せっかくなので、反りと刃文について、当該資料で調べたことを簡略化して説明させてほしい。

刃文や反りが生じるのは、「折れず曲がらずよく切れる」刀を作るための工程の結果だと理解した。
まず、刃側は切れ味のよい「マルテンサイト」という鋼組織になっており、いっぽうで棟側は延性や靭性に優れた「パーライト」および「フェライト」という鋼組織になっているのだそうだ。この違いを生み出すためには焼き入れの際の冷却の速度が異なっている必要があるらしく、そのために「焼刃土」と呼ばれる土を棟側には厚く、刃側には薄く塗って、それぞれの冷却速度を遅める/速めるらしい(薄く塗った方が、塗らないよりも急冷されるらしい)。
そして反りが生じる理由も、組織構造が異なることに由来している。棟側と刃側とで、それらを構成する組織の体積膨張率が異なるために、片方が引っ張られることで生まれているらしい。
もちろん、その上で美しさ・使いやすさのための反りや刃文の調整も行われるのだろうが、近代科学など一切存在しない時代にすでにこの技法が確立していたということに、驚きと尊敬の念を禁じ得なかった。

どこまでも合理的でいて、それなのに美術品としても一級品。その上、それが今より一千年以上も前から経験則に基づいて技術として確立されている。「そんなうまいこといく!?」というのがわたしの正直な感想である。この感動がトリガーとなって、わたしは刀鑑賞の完全など素人から、ちょっとした素人に足を突っ込み始めたのだった。

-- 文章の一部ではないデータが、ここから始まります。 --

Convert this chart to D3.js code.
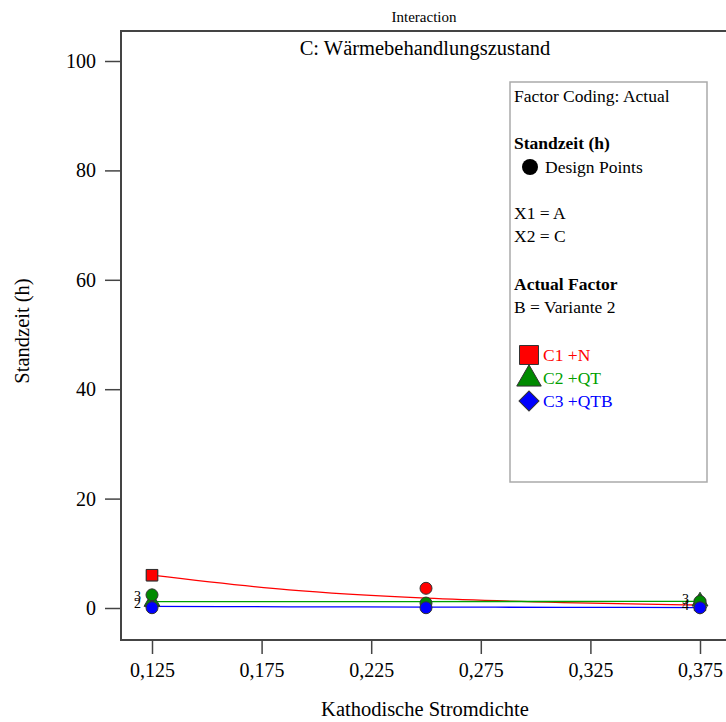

ほかにもこの「名刀は語る 展」では太刀と打刀の違い(佩刀と帯刀の違い)、銘と号の説明、刀剣鑑賞の基本としてライティングによる見え方の違いなども丁寧な説明がなされており、完全なる初心者なわたしが初歩を学ぶのにもってこいの展示であった。

このように、完全ど素人なわたしが半年も前の企画展を思い出して記しているので、大変残念ながら刀それぞれの記憶がない……というのが現状だ。おぼろげながら「南北朝時代の刀は鋒がゴツかった気がする」「平安時代あたりの太刀は優美な感じがした」という程度だ。あまりにもお粗末である。
だが、このお粗末具合がわたしに「せっかく刀を見るなら知識をつけないともったいないのではないか」と思わせてくれた。

初めての刀剣鑑賞は、わたしに日本刀という「機能・合理性を兼ね備えた美の結晶」の魅力に気づかせてくれた大切な企画展であった。